Наш разговор продолжился на следующий день. Видимо, он все это время думал над тем, что я ему сказала.
– Может, пусть попробует?
– Что вы имеете в виду?
– Пусть идет санитаркой в больницу. И институт в следующем году тоже пусть окончит. Жизнь, знаете ли, длинная, может все-таки экономический диплом ей пригодится когда-нибудь.
– А как же она совмещать-то будет?
– Вот, пусть и думает! Если не испугается такой работы, тогда пусть идет учиться, я заплачу за ее образование. А то, сегодня «хочу», завтра «не хочу». Так не получится!
Голос был раздраженный, но было ясно, что злится он не на дочь, а на то, что, желая ей самого лучшего, сам выбрал ей не ту дорогу, по которой она готова идти.
Я даже удивилась, насколько Аня обрадовалась, когда я ей рассказала о нашем разговоре с ее отцом.
– Это здорово! Я пойду в ту больницу, где зимой лежала, там санитарки нужны, и волонтеры тоже!
И она стала рассказывать, как приходят женщины, которые помогают за больными ухаживать, судно выносят, кормят, читают, полы моют. Если бы не они, то там бы жуть, что творилось, ведь санитаркам платят очень мало, поэтому они и работают так плохо. А эти женщины верующие, они вообще работают бесплатно или им родственники немного платят.
– Я это все видела, честное слово!
Она рассказывала про такие грустные вещи, а глаза у нее горели. Я поняла, что она, действительно, рождена, чтобы помогать другим. Чудо в нашей сегодняшней жизни!

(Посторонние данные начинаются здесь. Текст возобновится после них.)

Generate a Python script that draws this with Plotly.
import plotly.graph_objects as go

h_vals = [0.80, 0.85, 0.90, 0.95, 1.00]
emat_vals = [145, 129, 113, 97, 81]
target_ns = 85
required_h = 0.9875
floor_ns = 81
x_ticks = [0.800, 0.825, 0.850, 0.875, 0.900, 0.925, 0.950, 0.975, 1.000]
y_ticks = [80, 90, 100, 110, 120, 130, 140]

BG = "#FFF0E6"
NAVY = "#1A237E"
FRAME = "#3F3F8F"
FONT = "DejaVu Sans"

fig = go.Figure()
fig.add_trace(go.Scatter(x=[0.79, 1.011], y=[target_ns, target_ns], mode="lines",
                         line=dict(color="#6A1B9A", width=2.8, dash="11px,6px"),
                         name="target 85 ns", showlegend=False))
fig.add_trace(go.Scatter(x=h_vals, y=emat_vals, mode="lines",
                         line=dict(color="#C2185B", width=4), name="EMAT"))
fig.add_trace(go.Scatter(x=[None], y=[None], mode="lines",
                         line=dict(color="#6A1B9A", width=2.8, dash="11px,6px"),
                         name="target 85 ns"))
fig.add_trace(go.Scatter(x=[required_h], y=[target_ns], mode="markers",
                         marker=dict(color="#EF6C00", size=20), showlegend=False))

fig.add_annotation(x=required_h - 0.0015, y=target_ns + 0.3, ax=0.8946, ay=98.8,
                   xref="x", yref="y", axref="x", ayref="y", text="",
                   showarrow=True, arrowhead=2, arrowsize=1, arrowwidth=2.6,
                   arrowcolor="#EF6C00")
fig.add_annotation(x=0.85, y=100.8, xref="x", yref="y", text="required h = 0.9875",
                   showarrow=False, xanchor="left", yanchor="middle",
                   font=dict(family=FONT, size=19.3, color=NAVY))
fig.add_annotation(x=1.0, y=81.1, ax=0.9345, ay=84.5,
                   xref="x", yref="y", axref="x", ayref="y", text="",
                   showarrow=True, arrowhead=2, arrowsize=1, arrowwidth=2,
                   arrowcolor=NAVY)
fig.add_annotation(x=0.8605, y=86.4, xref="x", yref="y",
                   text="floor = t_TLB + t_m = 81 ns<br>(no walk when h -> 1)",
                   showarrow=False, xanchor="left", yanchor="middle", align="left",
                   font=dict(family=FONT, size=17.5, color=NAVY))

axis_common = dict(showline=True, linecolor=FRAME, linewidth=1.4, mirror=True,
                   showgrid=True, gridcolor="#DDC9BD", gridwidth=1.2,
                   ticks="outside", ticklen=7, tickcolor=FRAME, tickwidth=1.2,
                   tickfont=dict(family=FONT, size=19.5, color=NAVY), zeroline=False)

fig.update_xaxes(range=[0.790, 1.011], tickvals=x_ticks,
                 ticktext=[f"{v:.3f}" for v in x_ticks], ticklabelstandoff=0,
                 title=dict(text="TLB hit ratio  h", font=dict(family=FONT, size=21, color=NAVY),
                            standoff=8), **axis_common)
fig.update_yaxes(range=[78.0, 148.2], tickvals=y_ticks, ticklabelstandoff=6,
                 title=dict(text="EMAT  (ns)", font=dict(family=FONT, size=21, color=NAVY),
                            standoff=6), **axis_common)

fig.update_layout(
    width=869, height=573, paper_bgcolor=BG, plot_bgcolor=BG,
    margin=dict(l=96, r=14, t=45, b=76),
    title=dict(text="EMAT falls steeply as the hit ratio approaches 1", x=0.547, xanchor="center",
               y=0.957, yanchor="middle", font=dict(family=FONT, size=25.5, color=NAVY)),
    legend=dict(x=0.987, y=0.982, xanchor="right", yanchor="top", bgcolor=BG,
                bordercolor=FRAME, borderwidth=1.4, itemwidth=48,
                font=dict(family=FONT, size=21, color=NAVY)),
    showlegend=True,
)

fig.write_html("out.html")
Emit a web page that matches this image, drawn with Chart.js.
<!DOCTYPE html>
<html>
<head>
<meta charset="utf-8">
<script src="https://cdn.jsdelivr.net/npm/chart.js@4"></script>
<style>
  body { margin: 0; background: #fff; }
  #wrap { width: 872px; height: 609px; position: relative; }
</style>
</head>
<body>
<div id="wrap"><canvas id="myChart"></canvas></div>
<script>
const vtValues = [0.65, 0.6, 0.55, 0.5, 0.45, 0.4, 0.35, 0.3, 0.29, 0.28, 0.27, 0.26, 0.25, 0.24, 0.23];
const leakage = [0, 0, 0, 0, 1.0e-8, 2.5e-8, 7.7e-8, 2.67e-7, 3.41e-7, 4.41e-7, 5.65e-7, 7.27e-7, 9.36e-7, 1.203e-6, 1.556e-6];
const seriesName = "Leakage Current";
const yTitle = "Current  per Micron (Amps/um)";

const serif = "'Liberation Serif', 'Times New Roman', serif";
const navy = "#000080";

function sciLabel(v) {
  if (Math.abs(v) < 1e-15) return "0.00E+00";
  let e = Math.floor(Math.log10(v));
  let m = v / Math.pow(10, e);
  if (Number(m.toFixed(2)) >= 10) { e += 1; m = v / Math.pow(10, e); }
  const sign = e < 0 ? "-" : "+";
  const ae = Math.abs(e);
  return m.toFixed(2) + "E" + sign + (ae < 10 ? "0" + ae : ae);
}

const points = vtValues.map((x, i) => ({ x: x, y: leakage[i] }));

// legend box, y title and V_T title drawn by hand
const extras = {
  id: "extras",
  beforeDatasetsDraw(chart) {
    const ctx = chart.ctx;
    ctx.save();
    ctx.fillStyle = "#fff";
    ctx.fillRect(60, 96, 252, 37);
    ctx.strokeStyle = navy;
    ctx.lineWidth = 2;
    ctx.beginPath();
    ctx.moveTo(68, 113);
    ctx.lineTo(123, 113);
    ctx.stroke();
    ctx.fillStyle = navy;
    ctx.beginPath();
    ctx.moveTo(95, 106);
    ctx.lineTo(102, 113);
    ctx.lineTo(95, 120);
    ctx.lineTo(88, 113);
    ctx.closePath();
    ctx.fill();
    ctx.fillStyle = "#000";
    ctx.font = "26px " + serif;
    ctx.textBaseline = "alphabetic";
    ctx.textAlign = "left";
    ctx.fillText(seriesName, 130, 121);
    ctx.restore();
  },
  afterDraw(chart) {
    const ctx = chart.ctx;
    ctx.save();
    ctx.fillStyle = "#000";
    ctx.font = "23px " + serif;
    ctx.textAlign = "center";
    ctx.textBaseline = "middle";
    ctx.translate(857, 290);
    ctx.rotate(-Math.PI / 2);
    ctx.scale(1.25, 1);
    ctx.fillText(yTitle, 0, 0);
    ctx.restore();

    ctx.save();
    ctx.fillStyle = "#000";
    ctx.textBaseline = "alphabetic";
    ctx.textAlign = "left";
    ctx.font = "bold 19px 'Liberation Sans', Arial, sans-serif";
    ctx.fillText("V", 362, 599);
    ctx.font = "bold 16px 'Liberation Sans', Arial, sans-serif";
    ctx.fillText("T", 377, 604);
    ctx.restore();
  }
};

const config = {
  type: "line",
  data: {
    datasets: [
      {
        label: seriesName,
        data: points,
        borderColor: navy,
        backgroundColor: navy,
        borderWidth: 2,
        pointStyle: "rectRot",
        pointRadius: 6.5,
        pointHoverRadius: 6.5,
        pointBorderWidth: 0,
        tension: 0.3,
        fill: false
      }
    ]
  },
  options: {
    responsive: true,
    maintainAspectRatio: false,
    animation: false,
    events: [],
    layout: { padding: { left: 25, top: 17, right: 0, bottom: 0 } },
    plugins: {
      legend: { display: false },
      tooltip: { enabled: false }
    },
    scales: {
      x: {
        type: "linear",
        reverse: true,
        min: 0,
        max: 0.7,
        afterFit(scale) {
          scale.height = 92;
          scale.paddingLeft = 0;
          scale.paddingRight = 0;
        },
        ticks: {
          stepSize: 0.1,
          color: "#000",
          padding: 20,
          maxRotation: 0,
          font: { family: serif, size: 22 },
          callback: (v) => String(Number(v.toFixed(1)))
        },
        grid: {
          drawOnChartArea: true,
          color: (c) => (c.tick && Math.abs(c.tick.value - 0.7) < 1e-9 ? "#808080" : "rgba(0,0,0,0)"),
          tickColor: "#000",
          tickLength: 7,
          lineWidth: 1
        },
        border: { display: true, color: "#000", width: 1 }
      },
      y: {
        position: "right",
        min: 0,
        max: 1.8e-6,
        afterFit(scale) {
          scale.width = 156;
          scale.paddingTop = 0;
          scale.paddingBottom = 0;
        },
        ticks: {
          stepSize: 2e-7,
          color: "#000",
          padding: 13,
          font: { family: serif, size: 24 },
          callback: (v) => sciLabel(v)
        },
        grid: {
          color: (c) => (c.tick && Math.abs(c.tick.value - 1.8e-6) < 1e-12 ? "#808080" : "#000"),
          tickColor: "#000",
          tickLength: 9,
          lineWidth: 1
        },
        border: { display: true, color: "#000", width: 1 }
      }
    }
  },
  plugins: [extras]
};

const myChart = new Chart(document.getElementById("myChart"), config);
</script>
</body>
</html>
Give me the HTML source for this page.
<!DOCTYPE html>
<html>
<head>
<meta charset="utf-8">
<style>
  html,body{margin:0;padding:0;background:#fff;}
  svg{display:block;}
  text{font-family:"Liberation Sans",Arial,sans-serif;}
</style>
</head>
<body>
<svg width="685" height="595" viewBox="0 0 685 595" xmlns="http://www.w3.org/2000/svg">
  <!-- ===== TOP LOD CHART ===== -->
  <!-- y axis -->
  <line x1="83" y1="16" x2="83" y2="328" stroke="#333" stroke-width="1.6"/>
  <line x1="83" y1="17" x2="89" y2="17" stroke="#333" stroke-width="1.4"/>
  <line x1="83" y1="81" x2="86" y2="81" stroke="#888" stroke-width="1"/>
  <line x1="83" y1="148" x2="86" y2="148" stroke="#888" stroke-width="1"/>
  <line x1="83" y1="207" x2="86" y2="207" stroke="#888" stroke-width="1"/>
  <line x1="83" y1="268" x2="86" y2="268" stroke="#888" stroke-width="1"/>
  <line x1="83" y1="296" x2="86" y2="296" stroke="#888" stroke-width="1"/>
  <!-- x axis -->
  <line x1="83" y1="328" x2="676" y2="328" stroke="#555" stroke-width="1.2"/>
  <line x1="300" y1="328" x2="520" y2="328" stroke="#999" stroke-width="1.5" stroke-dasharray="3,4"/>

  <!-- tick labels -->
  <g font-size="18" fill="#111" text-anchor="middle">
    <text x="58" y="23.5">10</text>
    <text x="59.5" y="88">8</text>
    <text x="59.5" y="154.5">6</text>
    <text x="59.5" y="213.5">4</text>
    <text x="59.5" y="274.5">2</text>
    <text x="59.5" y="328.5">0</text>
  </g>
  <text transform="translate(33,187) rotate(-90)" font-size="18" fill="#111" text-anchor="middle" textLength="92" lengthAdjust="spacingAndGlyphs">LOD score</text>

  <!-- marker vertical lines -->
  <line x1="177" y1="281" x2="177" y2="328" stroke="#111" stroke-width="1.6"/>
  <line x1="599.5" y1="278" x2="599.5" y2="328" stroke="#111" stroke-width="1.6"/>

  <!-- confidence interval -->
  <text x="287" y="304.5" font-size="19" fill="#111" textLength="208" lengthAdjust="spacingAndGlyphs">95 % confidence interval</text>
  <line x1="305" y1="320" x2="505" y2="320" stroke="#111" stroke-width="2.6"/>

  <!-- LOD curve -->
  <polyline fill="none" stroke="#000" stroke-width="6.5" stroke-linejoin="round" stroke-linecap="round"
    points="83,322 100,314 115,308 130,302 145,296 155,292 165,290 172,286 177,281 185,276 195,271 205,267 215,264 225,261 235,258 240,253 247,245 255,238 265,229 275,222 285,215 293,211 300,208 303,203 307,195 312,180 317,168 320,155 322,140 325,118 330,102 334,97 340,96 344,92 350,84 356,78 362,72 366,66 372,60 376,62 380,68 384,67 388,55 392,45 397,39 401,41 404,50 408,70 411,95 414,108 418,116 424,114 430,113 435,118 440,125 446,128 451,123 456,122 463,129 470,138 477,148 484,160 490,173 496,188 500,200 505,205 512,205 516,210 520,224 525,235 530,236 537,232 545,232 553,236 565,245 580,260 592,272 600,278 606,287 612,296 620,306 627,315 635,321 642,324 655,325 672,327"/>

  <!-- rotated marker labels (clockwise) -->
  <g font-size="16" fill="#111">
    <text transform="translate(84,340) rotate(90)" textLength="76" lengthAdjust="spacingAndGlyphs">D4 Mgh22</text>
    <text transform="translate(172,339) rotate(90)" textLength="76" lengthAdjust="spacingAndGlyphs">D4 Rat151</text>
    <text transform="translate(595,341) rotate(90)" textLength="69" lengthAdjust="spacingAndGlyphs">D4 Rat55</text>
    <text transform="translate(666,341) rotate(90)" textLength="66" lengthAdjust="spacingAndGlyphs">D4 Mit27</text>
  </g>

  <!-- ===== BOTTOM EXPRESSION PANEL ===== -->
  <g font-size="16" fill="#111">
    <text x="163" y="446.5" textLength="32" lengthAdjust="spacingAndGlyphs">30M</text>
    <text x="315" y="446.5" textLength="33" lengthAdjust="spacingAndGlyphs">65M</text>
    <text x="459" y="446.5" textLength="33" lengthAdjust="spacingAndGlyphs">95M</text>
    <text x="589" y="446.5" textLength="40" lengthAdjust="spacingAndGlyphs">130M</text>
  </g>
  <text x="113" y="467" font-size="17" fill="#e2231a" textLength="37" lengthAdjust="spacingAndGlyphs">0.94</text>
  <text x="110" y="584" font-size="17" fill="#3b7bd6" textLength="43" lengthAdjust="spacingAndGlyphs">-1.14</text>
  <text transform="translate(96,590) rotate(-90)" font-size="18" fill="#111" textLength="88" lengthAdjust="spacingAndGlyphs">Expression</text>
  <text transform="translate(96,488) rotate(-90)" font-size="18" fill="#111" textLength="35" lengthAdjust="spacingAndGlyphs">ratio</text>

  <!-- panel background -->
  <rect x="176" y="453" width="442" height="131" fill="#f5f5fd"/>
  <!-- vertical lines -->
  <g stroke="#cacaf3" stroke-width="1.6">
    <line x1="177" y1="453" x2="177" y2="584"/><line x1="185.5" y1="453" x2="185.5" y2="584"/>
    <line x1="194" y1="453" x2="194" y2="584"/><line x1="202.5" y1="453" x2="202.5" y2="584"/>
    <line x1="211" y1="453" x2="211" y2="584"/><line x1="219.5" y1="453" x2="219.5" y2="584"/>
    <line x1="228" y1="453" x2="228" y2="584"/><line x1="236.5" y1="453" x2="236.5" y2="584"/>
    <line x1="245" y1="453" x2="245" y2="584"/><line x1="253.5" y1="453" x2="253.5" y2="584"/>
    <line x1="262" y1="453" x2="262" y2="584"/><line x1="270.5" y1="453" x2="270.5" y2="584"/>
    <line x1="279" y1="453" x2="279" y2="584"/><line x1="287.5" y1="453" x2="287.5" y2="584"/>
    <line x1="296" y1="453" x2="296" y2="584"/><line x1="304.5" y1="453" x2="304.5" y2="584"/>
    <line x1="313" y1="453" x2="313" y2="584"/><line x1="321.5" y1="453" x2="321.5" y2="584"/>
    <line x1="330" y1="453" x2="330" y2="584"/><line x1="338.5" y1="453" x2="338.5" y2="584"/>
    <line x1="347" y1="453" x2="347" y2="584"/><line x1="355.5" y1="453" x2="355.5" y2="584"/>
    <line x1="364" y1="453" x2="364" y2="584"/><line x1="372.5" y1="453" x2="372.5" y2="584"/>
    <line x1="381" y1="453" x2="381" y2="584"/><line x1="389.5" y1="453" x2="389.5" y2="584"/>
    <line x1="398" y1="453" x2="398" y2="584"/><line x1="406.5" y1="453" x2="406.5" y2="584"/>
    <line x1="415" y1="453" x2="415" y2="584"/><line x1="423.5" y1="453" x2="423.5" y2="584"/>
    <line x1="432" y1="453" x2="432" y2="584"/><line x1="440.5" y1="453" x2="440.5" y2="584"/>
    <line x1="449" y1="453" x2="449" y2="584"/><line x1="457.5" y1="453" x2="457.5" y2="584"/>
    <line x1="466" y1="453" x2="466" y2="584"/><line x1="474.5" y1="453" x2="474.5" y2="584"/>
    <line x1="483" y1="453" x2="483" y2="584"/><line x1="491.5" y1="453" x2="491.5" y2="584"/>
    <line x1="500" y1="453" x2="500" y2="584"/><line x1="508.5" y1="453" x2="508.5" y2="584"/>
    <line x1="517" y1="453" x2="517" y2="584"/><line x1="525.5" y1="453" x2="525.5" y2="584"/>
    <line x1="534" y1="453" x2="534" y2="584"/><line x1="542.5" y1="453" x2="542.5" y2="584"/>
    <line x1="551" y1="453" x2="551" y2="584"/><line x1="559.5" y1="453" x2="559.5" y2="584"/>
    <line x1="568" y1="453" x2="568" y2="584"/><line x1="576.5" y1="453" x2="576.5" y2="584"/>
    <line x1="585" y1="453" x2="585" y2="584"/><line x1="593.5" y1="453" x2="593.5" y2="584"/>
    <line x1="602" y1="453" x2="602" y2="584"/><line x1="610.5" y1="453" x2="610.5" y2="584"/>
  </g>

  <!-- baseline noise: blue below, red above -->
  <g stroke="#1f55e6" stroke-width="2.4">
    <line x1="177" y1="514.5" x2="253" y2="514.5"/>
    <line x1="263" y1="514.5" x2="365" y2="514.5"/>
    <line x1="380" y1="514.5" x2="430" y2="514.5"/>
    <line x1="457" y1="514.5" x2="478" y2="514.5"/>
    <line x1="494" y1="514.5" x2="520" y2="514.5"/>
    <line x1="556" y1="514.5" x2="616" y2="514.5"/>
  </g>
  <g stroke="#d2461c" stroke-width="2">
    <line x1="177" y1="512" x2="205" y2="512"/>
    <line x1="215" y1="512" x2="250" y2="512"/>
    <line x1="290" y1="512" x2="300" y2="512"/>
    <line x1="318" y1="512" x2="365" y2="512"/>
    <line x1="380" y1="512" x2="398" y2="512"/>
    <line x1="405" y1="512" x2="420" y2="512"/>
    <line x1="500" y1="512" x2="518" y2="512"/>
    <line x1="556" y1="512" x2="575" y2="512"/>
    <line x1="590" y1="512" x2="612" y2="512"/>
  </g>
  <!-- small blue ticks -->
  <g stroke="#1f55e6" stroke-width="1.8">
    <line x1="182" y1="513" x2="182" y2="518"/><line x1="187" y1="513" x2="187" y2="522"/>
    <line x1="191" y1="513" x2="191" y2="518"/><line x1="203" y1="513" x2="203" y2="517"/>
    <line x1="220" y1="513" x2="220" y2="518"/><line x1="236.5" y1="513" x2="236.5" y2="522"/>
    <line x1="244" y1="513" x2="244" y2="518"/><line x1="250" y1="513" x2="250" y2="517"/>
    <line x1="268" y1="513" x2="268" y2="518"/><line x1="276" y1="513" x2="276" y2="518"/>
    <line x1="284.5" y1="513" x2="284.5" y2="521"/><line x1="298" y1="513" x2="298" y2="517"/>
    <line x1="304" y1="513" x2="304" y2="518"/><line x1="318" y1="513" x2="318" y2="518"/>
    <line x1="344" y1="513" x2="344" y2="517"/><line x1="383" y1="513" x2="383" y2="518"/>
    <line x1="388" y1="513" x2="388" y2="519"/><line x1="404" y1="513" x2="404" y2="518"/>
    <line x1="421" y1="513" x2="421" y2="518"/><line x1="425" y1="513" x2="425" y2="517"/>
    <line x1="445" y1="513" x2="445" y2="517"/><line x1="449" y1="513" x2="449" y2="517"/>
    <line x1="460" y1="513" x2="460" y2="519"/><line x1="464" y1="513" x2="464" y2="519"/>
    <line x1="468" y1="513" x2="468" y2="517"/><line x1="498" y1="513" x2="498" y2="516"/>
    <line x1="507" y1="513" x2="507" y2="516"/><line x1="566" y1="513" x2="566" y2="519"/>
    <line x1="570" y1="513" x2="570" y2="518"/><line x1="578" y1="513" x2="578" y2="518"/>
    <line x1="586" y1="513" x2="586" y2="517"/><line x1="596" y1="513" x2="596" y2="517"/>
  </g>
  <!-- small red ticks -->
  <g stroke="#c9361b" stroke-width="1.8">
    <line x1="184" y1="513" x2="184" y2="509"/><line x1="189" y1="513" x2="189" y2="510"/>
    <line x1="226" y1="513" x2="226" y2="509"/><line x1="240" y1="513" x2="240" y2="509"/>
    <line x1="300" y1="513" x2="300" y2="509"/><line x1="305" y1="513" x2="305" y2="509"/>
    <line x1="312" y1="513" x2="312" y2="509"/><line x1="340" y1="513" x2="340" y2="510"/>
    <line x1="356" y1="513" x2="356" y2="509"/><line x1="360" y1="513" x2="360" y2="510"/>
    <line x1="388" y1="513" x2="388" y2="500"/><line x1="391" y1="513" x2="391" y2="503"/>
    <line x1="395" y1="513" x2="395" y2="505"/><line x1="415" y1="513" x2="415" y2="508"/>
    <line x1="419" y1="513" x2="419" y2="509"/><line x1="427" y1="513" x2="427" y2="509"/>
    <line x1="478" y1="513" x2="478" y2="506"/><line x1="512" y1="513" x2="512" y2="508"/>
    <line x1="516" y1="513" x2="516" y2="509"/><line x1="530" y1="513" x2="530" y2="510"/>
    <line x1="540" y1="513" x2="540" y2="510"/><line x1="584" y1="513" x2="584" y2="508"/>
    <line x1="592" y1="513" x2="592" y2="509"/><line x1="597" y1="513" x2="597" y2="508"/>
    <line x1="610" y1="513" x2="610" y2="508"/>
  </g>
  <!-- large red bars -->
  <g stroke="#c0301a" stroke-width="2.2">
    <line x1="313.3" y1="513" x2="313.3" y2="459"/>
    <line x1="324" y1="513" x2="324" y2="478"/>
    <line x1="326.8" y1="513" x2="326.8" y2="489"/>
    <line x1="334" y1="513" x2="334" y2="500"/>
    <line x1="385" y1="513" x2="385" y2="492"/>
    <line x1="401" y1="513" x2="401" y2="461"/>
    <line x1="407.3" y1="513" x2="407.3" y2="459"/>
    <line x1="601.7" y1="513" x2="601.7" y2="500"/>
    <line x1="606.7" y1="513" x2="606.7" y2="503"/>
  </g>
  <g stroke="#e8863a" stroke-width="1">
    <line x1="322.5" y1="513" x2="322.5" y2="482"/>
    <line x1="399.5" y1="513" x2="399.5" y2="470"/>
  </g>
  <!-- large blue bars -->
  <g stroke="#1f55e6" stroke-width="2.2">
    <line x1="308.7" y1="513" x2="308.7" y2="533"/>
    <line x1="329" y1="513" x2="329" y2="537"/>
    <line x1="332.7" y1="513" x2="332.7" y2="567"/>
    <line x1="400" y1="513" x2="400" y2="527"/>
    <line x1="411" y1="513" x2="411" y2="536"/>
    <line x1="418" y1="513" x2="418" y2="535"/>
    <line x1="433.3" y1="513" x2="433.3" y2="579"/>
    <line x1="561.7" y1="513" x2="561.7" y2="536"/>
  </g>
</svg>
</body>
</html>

Она так загорелась этой идеей, что едва отец вернулся с работы, побежала с ним разговаривать. Я не слышала слов, только из окна наблюдала за этой сценой. Они сидели под яблоней за деревянным некрашеным столом, за которым мы обычно ужинали в хорошую погоду. Плечо к плечу. Он ей что-то говорил, она слушала, кивала, потом что-то ему стала доказывать. В итоге он привлек ее к себе и поцеловал в висок. Она посмотрела на него, о чем-то спросила, он кивнул. Дело было сделано. Она вскочила из-за стола и побежала в дом, чтобы рассказать мне, что папа ей все разрешил, а он долго грустно смотрел ей вслед.
Когда она вбежала в кухню, то я уже вытерла слезы, а в руке держала луковицу, чтобы было правдоподобное объяснение, почему у меня глаза красные.